Wednesday, April 22, 2015

The Nightingale Chorus

Nightingales to be heard in Wakefield once more….

May 2nd 1865. On this night at 11 o’clock two nightingales were singing melodiously in the Park at Walton Hall.

This is the last entry in the notebook of Charles Waterton, the Wakefield naturalist, explorer and pioneering conservationist. He died 150 years ago in 1865.  

From May 2015 Wakefield Museums and Countryside will mark this anniversary to celebrate Waterton’s incredible life and commemorate his legacy.

As part of the Nightingale Festival Wakefield Museums have taken inspiration from Nightingales singing melodiously and have created a chorus of Nightingales across the city.  Venues across the city will be playing snippets of beautiful and entrancing Nightingale song on 2 May, 27 May and throughout June.

There is also an exciting programme of events and activities planned as part of the festival including a spectacular exhibition at Wakefield Museum, a Waterton comic, artist commissions, workshops, talks and much more.

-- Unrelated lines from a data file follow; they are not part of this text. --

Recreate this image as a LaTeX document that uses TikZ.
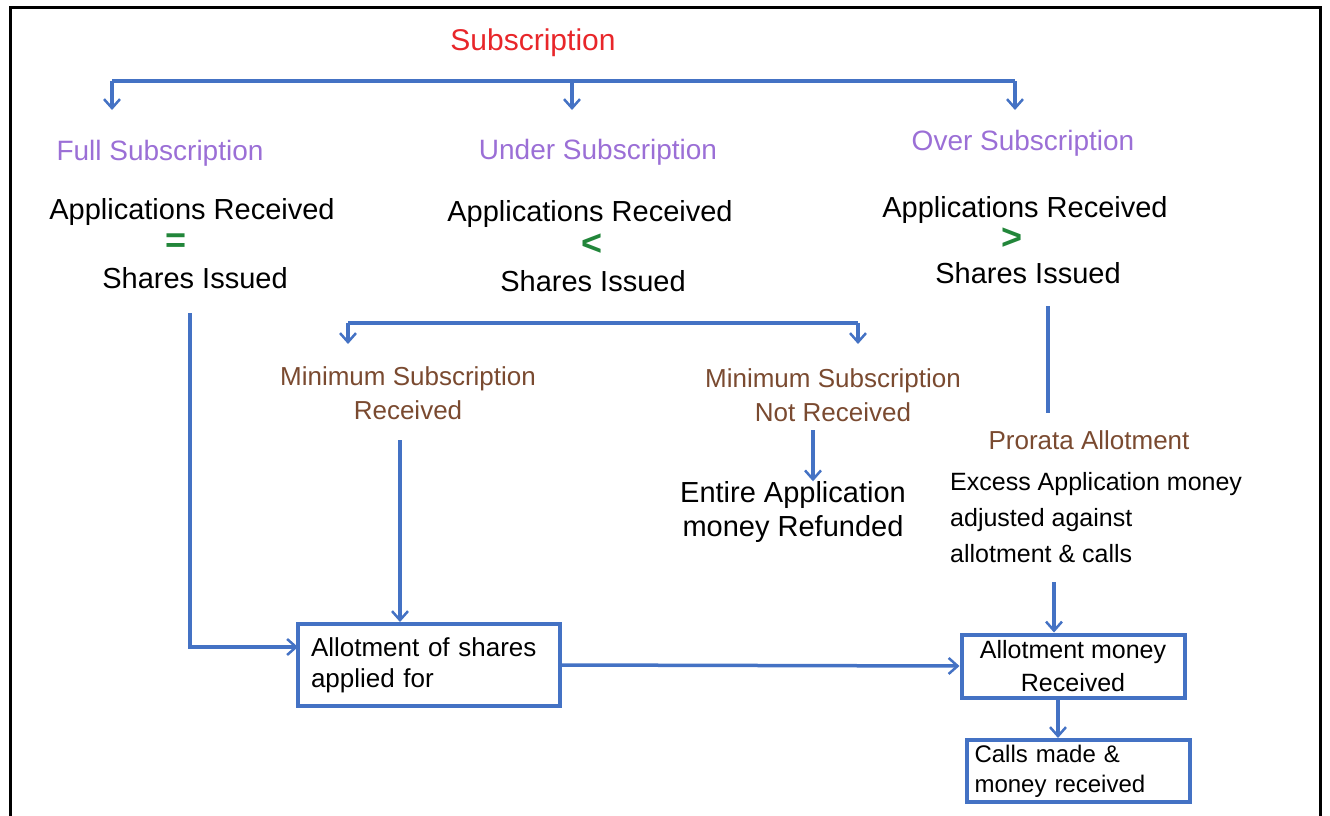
\documentclass[tikz,border=0pt]{standalone}
\usepackage{fontspec}
\setmainfont{Liberation Sans}
\usetikzlibrary{arrows.meta,calc}
\definecolor{cblue}{HTML}{4472C4}
\definecolor{cpurple}{HTML}{9B6FD6}
\definecolor{cbrown}{HTML}{7A4A30}
\definecolor{cgreen}{HTML}{22863A}
\definecolor{cred}{HTML}{E8262A}
\begin{document}
\begin{tikzpicture}[x=1pt,y=-1pt,
  txt/.style={font=\fontsize{29}{34}\selectfont, inner sep=0pt, align=center},
  head/.style={txt, text=cpurple, font=\fontsize{28}{34}\selectfont},
  sub/.style={txt, text=cbrown, font=\fontsize{26}{34}\selectfont},
  rel/.style={font=\fontsize{36}{36}\selectfont\bfseries, text=cgreen, inner sep=0pt},
  link/.style={draw=cblue, line width=3.5pt},
  arr/.style={link, -{Straight Barb[length=9pt,width=16pt,line width=2.5pt]}},
  boxnode/.style={draw=cblue, line width=4pt, font=\fontsize{26}{35}\selectfont, inner sep=10pt}
]
\useasboundingbox (0,0) rectangle (1330,816);
% frame
\draw[line width=3pt] (10,830) -- (10,8) -- (1320,8) -- (1320,830);

% title
\node[txt, text=cred, font=\fontsize{30}{34}\selectfont] (title) at (533,43) {Subscription};

% top bar
\coordinate (tL) at (112,81);
\coordinate (tM) at (572,81);
\coordinate (tR) at (1015,81);
\coordinate (eL) at (112,110);
\coordinate (eM) at (572,110);
\coordinate (eR) at (1015,110);
\draw[link] (tL) -- (tR);
\draw[arr] (tL) -- (eL);
\draw[arr] (tM) -- (eM);
\draw[arr] (tR) -- (eR);

% headings
\node[head] (full) at (160,153) {Full Subscription};
\node[head] (under) at (598,152) {Under Subscription};
\node[head] (over) at (1023,143) {Over Subscription};

% left column
\node[txt] (app1) at (192,212) {Applications Received};
\node[rel] (eq) at (176,243) {=};
\node[txt] (sh1) at (195,278) {Shares Issued};
% middle column
\node[txt] (app2) at (590,214) {Applications Received};
\node[rel] (lt) at (592,245) {<};
\node[txt] (sh2) at (593,281) {Shares Issued};
% right column
\node[txt] (app3) at (1025,210) {Applications Received};
\node[rel] (gt) at (1012,239) {>};
\node[txt] (sh3) at (1028,273) {Shares Issued};

% middle bar
\coordinate (mL) at (348,323);
\coordinate (mR) at (858,323);
\coordinate (mLe) at (348,344);
\coordinate (mRe) at (858,344);
\draw[link] (mL) -- (mR);
\draw[arr] (mL) -- (mLe);
\draw[arr] (mR) -- (mRe);

\node[sub] (minrec) at (408,393) {Minimum Subscription\\Received};
\node[sub] (minnot) at (833,395) {Minimum Subscription\\Not Received};
\node[txt] (refund) at (793,512) {Entire Application\\money Refunded};
\coordinate (rs) at (813,430);
\draw[arr] (rs) -- (refund.north -| rs);

% right branch
\coordinate (ovs) at (1048,306);
\coordinate (ove) at (1048,413);
\draw[link] (ovs) -- (ove);
\node[sub] (prorata) at (1089,440) {Prorata Allotment};
\node[txt, align=left, anchor=north west, font=\fontsize{25}{36}\selectfont] (excess) at (950,472) {Excess Application money\\adjusted against\\allotment \& calls};

% boxes
\node[boxnode, minimum width=262pt, minimum height=82pt, text width=236pt, align=left, inner sep=8pt] (box1) at (429,665) {\raisebox{-4pt}{Allotment of shares}\\applied for};
\node[boxnode, minimum width=223pt, minimum height=63pt, align=center, inner sep=3pt, font=\fontsize{25}{33}\selectfont] (box2) at (1073,666) {Allotment money\\Received};
\node[boxnode, minimum width=223pt, minimum height=62pt, text width=207pt, align=left, inner sep=3pt, font=\fontsize{24}{30}\selectfont] (box3) at (1078,771) {Calls made \&\\money received};

% connectors to box1
\coordinate (ls) at (190,313);
\coordinate (lb) at (298,647);
\draw[arr] (ls) |- (lb);
\coordinate (ms) at (400,440);
\draw[arr] (ms) -- (box1.north -| ms);

% box1 -> box2
\draw[arr] (box1.east) -- (box2.west);
% excess -> box2
\coordinate (es) at (1054,582);
\draw[arr] (es) -- (box2.north -| es);
% box2 -> box3
\draw[arr] (box2.south -| 1058,0) -- (box3.north -| 1058,0);
\end{tikzpicture}
\end{document}
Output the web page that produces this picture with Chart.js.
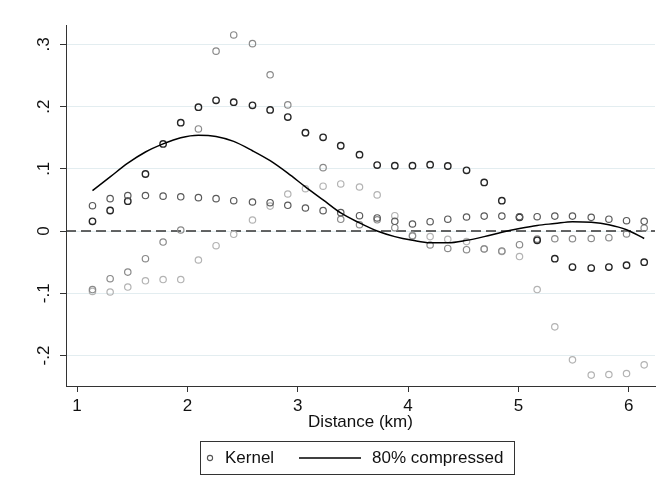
<!DOCTYPE html>
<html>
<head>
<meta charset="utf-8">
<script src="https://cdn.jsdelivr.net/npm/chart.js@4"></script>
<style>
    html, body { margin: 0; padding: 0; background: #fff; }
    #kernel-chart { display: block; }
</style>
</head>
<body>
<canvas id="kernel-chart" width="668" height="492"></canvas>
<script>
// distance bins (km)
const distanceKm = [1.14, 1.30, 1.46, 1.62, 1.78, 1.94, 2.10, 2.26, 2.42, 2.59, 2.75, 2.91, 3.07, 3.23, 3.39, 3.56,
                    3.72, 3.88, 4.04, 4.20, 4.36, 4.53, 4.69, 4.85, 5.01, 5.17, 5.33, 5.49, 5.66, 5.82, 5.98, 6.14];

// kernel estimates, one array per marker shade
const kernelA = [0.0156, 0.033, 0.048, 0.0916, 0.140, 0.174, 0.199, 0.210, 0.207, 0.202, 0.1945, 0.183, 0.158, 0.1506, 0.137, 0.1227,
                 0.106, 0.105, 0.105, 0.1066, 0.1045, 0.0975, 0.078, 0.0487, 0.022, -0.015, -0.0445, -0.058, -0.0595, -0.058, -0.055, -0.050];
const kernelB = [0.0407, 0.052, 0.057, 0.057, 0.056, 0.055, 0.0536, 0.052, 0.0487, 0.0466, 0.0455, 0.0413, 0.037, 0.0327, 0.0295, 0.0246,
                 0.021, 0.0156, 0.0113, 0.015, 0.019, 0.0225, 0.024, 0.024, 0.023, 0.023, 0.024, 0.024, 0.022, 0.019, 0.0166, 0.0156];
const kernelC = [-0.094, -0.0766, -0.066, -0.0445, -0.0177, 0.0016, 0.164, 0.289, 0.315, 0.301, 0.251, 0.2026, 0.158, 0.1018, 0.0188, 0.0101,
                 0.018, 0.0053, -0.008, -0.0225, -0.028, -0.030, -0.029, -0.032, -0.022, -0.013, -0.0124, -0.0124, -0.012, -0.0107, -0.0048, 0.0048];
const kernelD = [-0.097, -0.098, -0.090, -0.080, -0.078, -0.078, -0.0466, -0.0236, -0.0053, 0.0177, 0.040, 0.0595, 0.068, 0.072, 0.0756, 0.0707,
                 0.058, 0.0246, -0.007, -0.009, -0.0134, -0.017, -0.0284, -0.033, -0.041, -0.094, -0.154, -0.207, -0.2315, -0.2305, -0.229, -0.215];

// 80% compressed fit
const compressed = [0.065, 0.087, 0.109, 0.127, 0.140, 0.150, 0.154, 0.152, 0.144, 0.129, 0.113, 0.093, 0.071, 0.050, 0.029, 0.013,
                    0.000, -0.009, -0.015, -0.019, -0.019, -0.015, -0.009, -0.002, 0.004, 0.009, 0.012, 0.015, 0.014, 0.010, 0.002, -0.012];

const xTicks = [1, 2, 3, 4, 5, 6];
const yTicks = [-0.2, -0.1, 0, 0.1, 0.2, 0.3];
const yTickLabels = ['-.2', '-.1', '0', '.1', '.2', '.3'];
const X_MIN = 0.90, X_MAX = 6.238;
const Y_MIN = -0.249, Y_MAX = 0.331;

const FONT = 'Liberation Sans, Arial, sans-serif';
const FONT_SIZE = 17;

function toPoints(ys) {
    return distanceKm.map((x, i) => ({ x: x, y: ys[i] }));
}

function markerSet(label, ys, color, width) {
    return {
        type: 'scatter',
        label: label,
        data: toPoints(ys),
        showLine: false,
        pointStyle: 'circle',
        pointRadius: 3.2,
        pointHoverRadius: 3.2,
        pointBorderWidth: width,
        pointBorderColor: color,
        pointBackgroundColor: 'rgba(0,0,0,0)',
        borderColor: color,
        backgroundColor: 'rgba(0,0,0,0)'
    };
}

// boxed legend under the axis title, Stata style
const boxLegend = {
    id: 'boxLegend',
    afterDraw(chart) {
        const ctx = chart.ctx;
        const kernel = chart.data.datasets[0];
        const fit = chart.data.datasets[4];
        const cy = 458;
        ctx.save();
        ctx.strokeStyle = '#333';
        ctx.lineWidth = 1;
        ctx.strokeRect(200.5, 441.5, 314, 33);

        ctx.beginPath();
        ctx.arc(210, cy, 2.6, 0, Math.PI * 2);
        ctx.strokeStyle = '#555';
        ctx.lineWidth = 1.1;
        ctx.stroke();

        ctx.fillStyle = '#111';
        ctx.font = FONT_SIZE + 'px ' + FONT;
        ctx.textBaseline = 'middle';
        ctx.textAlign = 'left';
        ctx.fillText(kernel.label, 225, cy);

        ctx.beginPath();
        ctx.moveTo(299, cy);
        ctx.lineTo(361, cy);
        ctx.strokeStyle = fit.borderColor;
        ctx.lineWidth = fit.borderWidth;
        ctx.stroke();
        ctx.fillText(fit.label, 372, cy);
        ctx.restore();
    }
};

function initChart() {
    const ctx = document.getElementById('kernel-chart').getContext('2d');
    return new Chart(ctx, {
        type: 'scatter',
        data: {
            datasets: [
                markerSet('Kernel', kernelB, '#5a5a5a', 1.2),
                markerSet('Kernel (a)', kernelA, '#262626', 1.4),
                markerSet('Kernel (c)', kernelC, '#8a8a8a', 1.2),
                markerSet('Kernel (d)', kernelD, '#b3b3b3', 1.2),
                {
                    type: 'line',
                    label: '80% compressed',
                    data: toPoints(compressed),
                    borderColor: '#000',
                    borderWidth: 1.5,
                    pointRadius: 0,
                    cubicInterpolationMode: 'monotone',
                    fill: false,
                    order: -1
                },
                {
                    type: 'line',
                    label: 'zero',
                    data: [{ x: X_MIN, y: 0 }, { x: X_MAX, y: 0 }],
                    borderColor: '#333',
                    borderWidth: 1.5,
                    borderDash: [10, 5],
                    pointRadius: 0,
                    fill: false,
                    order: 5
                }
            ]
        },
        options: {
            responsive: false,
            animation: false,
            layout: { padding: { left: 0, right: 13, top: 25, bottom: 0 } },
            scales: {
                x: {
                    type: 'linear',
                    min: X_MIN,
                    max: X_MAX,
                    afterBuildTicks: scale => { scale.ticks = xTicks.map(v => ({ value: v })); },
                    afterFit: scale => { scale.height = 106; },
                    grid: { drawOnChartArea: false, tickLength: 6, tickColor: '#333', tickWidth: 1 },
                    border: { color: '#333', width: 1 },
                    ticks: { color: '#111', font: { family: FONT, size: FONT_SIZE }, padding: 4, maxRotation: 0 },
                    title: {
                        display: true,
                        text: 'Distance (km)',
                        color: '#111',
                        font: { family: FONT, size: FONT_SIZE },
                        padding: { top: 0, bottom: 59 }
                    }
                },
                y: {
                    type: 'linear',
                    min: Y_MIN,
                    max: Y_MAX,
                    afterBuildTicks: scale => { scale.ticks = yTicks.map(v => ({ value: v })); },
                    afterFit: scale => { scale.width = 66; },
                    grid: { color: '#e3edf0', lineWidth: 1, tickLength: 6, tickColor: '#333', tickWidth: 1 },
                    border: { color: '#333', width: 1 },
                    ticks: {
                        color: '#111',
                        font: { family: FONT, size: FONT_SIZE },
                        padding: 6,
                        minRotation: 90,
                        maxRotation: 90,
                        crossAlign: 'center',
                        callback: value => yTickLabels[yTicks.indexOf(value)]
                    }
                }
            },
            plugins: {
                legend: { display: false },
                tooltip: { enabled: false }
            }
        },
        plugins: [boxLegend]
    });
}

window.onload = () => {
    initChart();
};
</script>
</body>
</html>
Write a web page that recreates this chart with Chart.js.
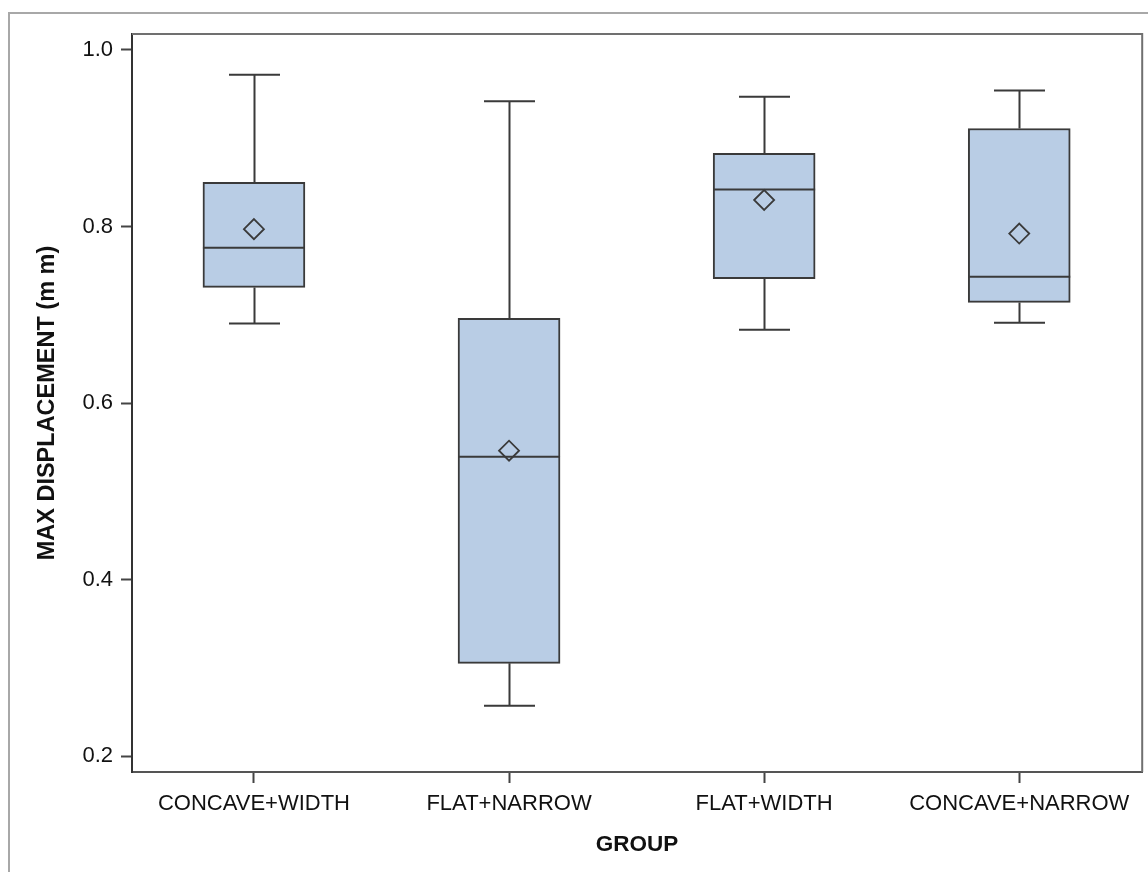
<!DOCTYPE html>
<html>
<head>
<meta charset="utf-8">
<script src="https://cdn.jsdelivr.net/npm/chart.js@4/dist/chart.umd.min.js"></script>
<style>
  html, body { margin: 0; padding: 0; background: #fff; overflow: hidden; }
  /* canvas is a little wider than the window: the point overflow margin falls outside */
  #wrap { width: 1154px; height: 872px; position: relative; }
</style>
</head>
<body>
<div id="wrap"><canvas id="boxChart"></canvas></div>
<script>
// group names on the x axis
const groups = ['CONCAVE+WIDTH', 'FLAT+NARROW', 'FLAT+WIDTH', 'CONCAVE+NARROW'];

// box plot statistics per group (mm)
const whiskerLow  = [0.690, 0.257, 0.683, 0.691];
const q1          = [0.731, 0.305, 0.741, 0.714];
const median      = [0.776, 0.539, 0.842, 0.743];
const q3          = [0.850, 0.696, 0.883, 0.911];
const whiskerHigh = [0.972, 0.942, 0.947, 0.954];
const means       = [0.797, 0.546, 0.830, 0.792];

// y axis tick labels
const yTicks = [0.2, 0.4, 0.6, 0.8, 1.0];

const boxFill = '#b9cde5';
const lineDark = '#3a3a3a';
const fontFamily = "'Liberation Sans', Arial, sans-serif";

// whiskers behind the boxes, median lines on top of them, frames around
const boxPlotPlugin = {
    id: 'boxPlotExtras',
    beforeDraw(chart) {
        const ctx = chart.ctx;
        ctx.save();
        ctx.strokeStyle = '#a8a8a8';
        ctx.lineWidth = 2;
        ctx.strokeRect(9, 13, 1400, 1000);
        ctx.restore();
    },
    beforeDatasetsDraw(chart) {
        const ctx = chart.ctx;
        const y = chart.scales.y;
        const meta = chart.getDatasetMeta(0);
        ctx.save();
        ctx.strokeStyle = lineDark;
        ctx.lineWidth = 2;
        meta.data.forEach(function(bar, i) {
            const cx = Math.round(bar.x) + 0.5;
            const half = bar.width / 4;
            const yHi = y.getPixelForValue(whiskerHigh[i]);
            const yLo = y.getPixelForValue(whiskerLow[i]);
            ctx.beginPath();
            ctx.moveTo(cx, yHi);
            ctx.lineTo(cx, y.getPixelForValue(q3[i]));
            ctx.moveTo(cx, y.getPixelForValue(q1[i]));
            ctx.lineTo(cx, yLo);
            ctx.moveTo(cx - half, yHi);
            ctx.lineTo(cx + half, yHi);
            ctx.moveTo(cx - half, yLo);
            ctx.lineTo(cx + half, yLo);
            ctx.stroke();
        });
        ctx.restore();
    },
    afterDatasetDraw(chart, args) {
        if (args.index !== 0) return;
        const ctx = chart.ctx;
        const y = chart.scales.y;
        ctx.save();
        ctx.strokeStyle = lineDark;
        ctx.lineWidth = 2;
        args.meta.data.forEach(function(bar, i) {
            const my = y.getPixelForValue(median[i]);
            ctx.beginPath();
            ctx.moveTo(bar.x - bar.width / 2, my);
            ctx.lineTo(bar.x + bar.width / 2, my);
            ctx.stroke();
        });
        ctx.restore();
    },
    afterDraw(chart) {
        const a = chart.chartArea;
        const ctx = chart.ctx;
        ctx.save();
        ctx.strokeStyle = '#707070';
        ctx.lineWidth = 2;
        ctx.beginPath();
        ctx.moveTo(a.left, a.top);
        ctx.lineTo(a.right, a.top);
        ctx.lineTo(a.right, a.bottom);
        ctx.stroke();
        ctx.restore();
    }
};

const ctx = document.getElementById('boxChart').getContext('2d');
new Chart(ctx, {
    type: 'bar',
    data: {
        datasets: [{
            type: 'bar',
            order: 1,
            data: groups.map((g, i) => ({ x: i, y: [q1[i], q3[i]] })),
            backgroundColor: boxFill,
            borderColor: lineDark,
            borderWidth: 2,
            borderSkipped: false,
            barThickness: 102
        }, {
            type: 'line',
            order: 0,
            data: groups.map((g, i) => ({ x: i, y: means[i] })),
            showLine: false,
            pointStyle: 'rectRot',
            pointRadius: 10,
            pointBackgroundColor: 'rgba(0,0,0,0)',
            pointBorderColor: lineDark,
            pointBorderWidth: 1.8
        }]
    },
    options: {
        responsive: true,
        maintainAspectRatio: false,
        animation: false,
        layout: { padding: { left: 0, top: 34, right: 0, bottom: 0 } },
        plugins: {
            legend: { display: false },
            tooltip: { enabled: false }
        },
        scales: {
            x: {
                type: 'linear',
                offset: false,
                min: -0.478,
                max: 3.482,
                afterBuildTicks: function(scale) {
                    scale.ticks = groups.map((g, i) => ({ value: i }));
                },
                afterFit: function(scale) {
                    scale.height = 100;
                    scale.paddingLeft = 0;
                    scale.paddingRight = 0;
                },
                grid: { offset: false, drawOnChartArea: false, tickLength: 11, tickColor: '#444', tickWidth: 2 },
                border: { color: '#555', width: 2 },
                ticks: {
                    padding: 8,
                    color: '#111',
                    maxRotation: 0,
                    autoSkip: false,
                    font: { family: fontFamily, size: 22 },
                    callback: function(v) { return groups[v]; }
                },
                title: {
                    display: true,
                    text: 'GROUP',
                    color: '#111',
                    padding: { top: 0, bottom: 14 },
                    font: { family: fontFamily, size: 22.5, weight: 'bold' }
                }
            },
            y: {
                min: 0.1819,
                max: 1.0181,
                afterBuildTicks: function(scale) {
                    scale.ticks = yTicks.map(v => ({ value: v }));
                },
                afterFit: function(scale) { scale.width = 132; },
                grid: { drawOnChartArea: false, tickLength: 11, tickColor: '#444', tickWidth: 2 },
                border: { color: '#333', width: 2 },
                ticks: {
                    padding: 8,
                    color: '#111',
                    font: { family: fontFamily, size: 22 },
                    callback: function(v) { return v.toFixed(1); }
                },
                title: {
                    display: true,
                    text: 'MAX DISPLACEMENT (m m)',
                    color: '#111',
                    padding: { top: 33, bottom: 0 },
                    font: { family: fontFamily, size: 23.5, weight: 'bold' }
                }
            }
        }
    },
    plugins: [boxPlotPlugin]
});
</script>
</body>
</html>
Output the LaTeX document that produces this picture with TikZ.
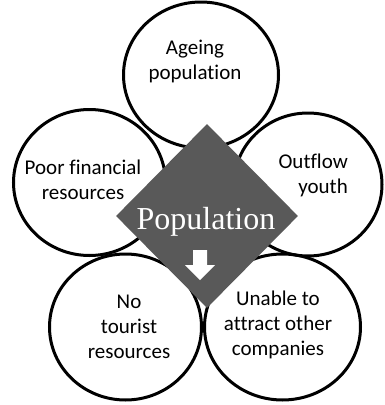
\documentclass[tikz,border=0pt]{standalone}
\usepackage{fontspec}
\setmainfont{Liberation Serif}
\newfontfamily\calfont[Ligatures=CommonOff]{Carlito}
\usepackage{xcolor}
\usepackage{tikz}
\usetikzlibrary{shapes, arrows.meta, positioning, calc}
\definecolor{diagray}{RGB}{89,89,89}
\tikzset{
	cause/.style={ellipse, draw=black, line width=3pt, minimum width=152pt, minimum height=146pt, inner sep=0pt},
	cause_text/.style={font=\calfont\fontsize{21}{25}\selectfont, align=center, inner sep=0pt},
	core/.style={diamond, fill=diagray, minimum width=182pt, minimum height=184pt, inner sep=0pt},
	core_text/.style={font=\fontsize{32}{36}\selectfont, text=white, inner sep=0pt, anchor=base}
}

\begin{document}
\begin{tikzpicture}[x=1pt, y=-1pt]
	\useasboundingbox (0,0) rectangle (385,405);
	\node[cause, minimum width=155pt] (ageing) at (201,75) {};
	\node[cause] (finance) at (89.5,182.5) {};
	\node[cause, minimum width=148pt, minimum height=143pt] (outflow) at (308,184.5) {};
	\node[cause] (tourist) at (125.5,327) {};
	\node[cause, minimum width=156pt] (companies) at (282.5,327) {};
	
	\node[cause_text] (ageing_t) at (195,61) {Ageing\\population};
	\node[cause_text] (finance_t) at (83,180) {Poor financial\\resources};
	\node[cause_text, align=right, anchor=east] (outflow_t) at (348,175) {Outflow\\youth};
	\node[cause_text] (tourist_t) at (129,327) {No\\tourist\\resources};
	\node[cause_text] (companies_t) at (278,325) {Unable to\\attract other\\companies};
	
	\node[core] (pop) at (207,216) {};
	\node[core_text] (pop_t) at (206,229) {Population};
	\coordinate (tip) at (200,280);
	\fill[white] (tip) -- ++(-15,-15) -- ++(8,0) -- ++(0,-15) -- ++(14,0) -- ++(0,15) -- ++(8,0) -- cycle;
\end{tikzpicture}
\end{document}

For more information about the Nightingale Festival

@WFMuseums #Waterton150

Further information about Nightingales:

Latin name: Luscinia megarhynchos

Nightingales are a bit bigger than a robin, with plain brown feathers. They are difficult to spot, and like to hide in thick bushes. The nightingale is on the amber list for conservation in the UK. Numbers fell by over 50% between 1995 and 2008, due to a decline in its preferred habitat  You are now extremely unlikely to see a nightingale in Wakefield.  They are found in the south east – Essex, Suffolk, Norfolk, Kent & Sussex. Despite the name, nightingales also sing throughout the day.  It is the males that sing. The collective noun for nightingales is a watch.